On a recent Sunday afternoon, I was sitting in one of Peking University’s many crowded classrooms getting some work done, but I soon found myself logging on to Facebook. Before I could even check my notifications, I felt two PKU students tapping me on the shoulder, simultaneously whispering in my ear – in English that far surpassed my Chinese – “How did you get on the Facebook? It’s blocked in China!”

I explained that my university’s Virtual Private Network service allowed me to bypass China’s blockade, but I inquired about why their interest in Facebook was so impassioned even when China had its own social media sites. Their response: “We use those too but want to make American friends on the Facebook!”

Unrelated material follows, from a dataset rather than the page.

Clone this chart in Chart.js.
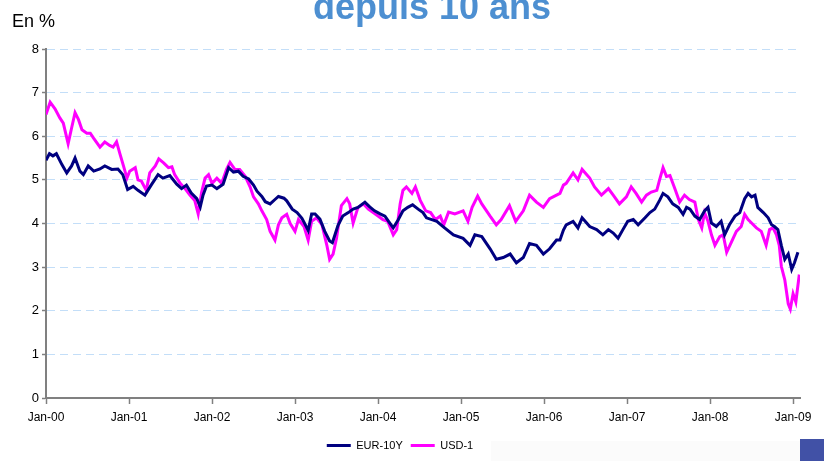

Hearing many even highly educated people talk about U.S.-China relations, one might think our nations are on the brink of war. Hostile human rights accusations, trade tension, gamesmanship over resources in the South China Sea and military buildup near the Taiwan Strait all paint a picture of an escalating conflict. Of course, even in the particularly tense current climate, no serious thinkers fathom an actual U.S.-Chinese war.

Some do, however, predict another Cold War. Many commentators write as if the fate of this relationship lies in the hands of politicians in Washington and Beijing. The story on the ground could not be further from this superficial caricature.

Here in Beijing, at the Yale-Peking University Joint Undergraduate Program, I, along with my fellow Yale classmates, find it difficult to grasp why this zero-sum image of the U.S.-China relationship is so prevalent.

Whether through taking classes together, sharing a room, swapping stories about break over pizza or staying up late at night in the common room finishing whatever paper (the electricity shuts off at midnight in dorms at PKU), we have all easily developed genuine friendships with our Chinese counterparts. The generation we’re engaging with doesn’t wear Red armbands or shy away from conversations about June 4, 1989.

Our friends download the latest banned movies, tease each other about their girlfriends’ RenRen (Chinese Facebook) profiles and joke about how the government delayed the release of “Harry Potter” 7 so everyone could watch films about Chairman Mao. They tweet on Sina Weibo (Chinese Twitter) from their cell phones. Many aspire to work for international firms, not the Chinese Communist Party.

In contrast to the usual exchange program camaraderie, however, our friendships extend far further. The Richard U. Light Fellowship says it doesn’t fund students for the Yale-PKU program because it isn’t a language program. That’s true: it is far more exciting and intellectual.

Unlike most exchange programs in China, Yale students live with Chinese roommates. Our mandatory Chinese language class, a range of social science and history courses and experiences outside the classroom provide us with a basic but crucial understanding of the social, political, historical, cultural and economic foundations of modern Chinese society. This international classroom fulfills President Levin’s vision and prepares us for engaged and informed discourse with our Chinese roommates and classmates. As a result, we foster truly productive relationships – or, as my roommate Liu Zheng would call it, guanxi.

There is an important role for social media in these exchanges. Tools such as Facebook and RenRen provide an unprecedented opportunity to maintain these unique relationships across the globe at virtually no financial cost. We must not be the generation remembered for overloading these platforms with mindless chatter or, worse yet, using social media to organize shop lootings in London. On the contrary, we must be the generation that uses these tools to host informed dialogue and foster productive relationships in a way never before possible.

Recent events in the Middle East highlight young people’s potential impact within their countries. Social media, alongside programs like Yale-PKU, offer opportunities to initiate and sustain such relationships globally. We no longer have to rely on closed-door diplomacy to define our international relations. In this case, we do not have to let aggressive and accusatory political rhetoric in the U.S. set the tone for our relationship with China.

If we, young people from the U.S. and China, take the right initiative not only to interact but also to keep ourselves informed about how people live across the world, we can responsibly contribute to the foundations for positive and constructive U.S.-China guanxi.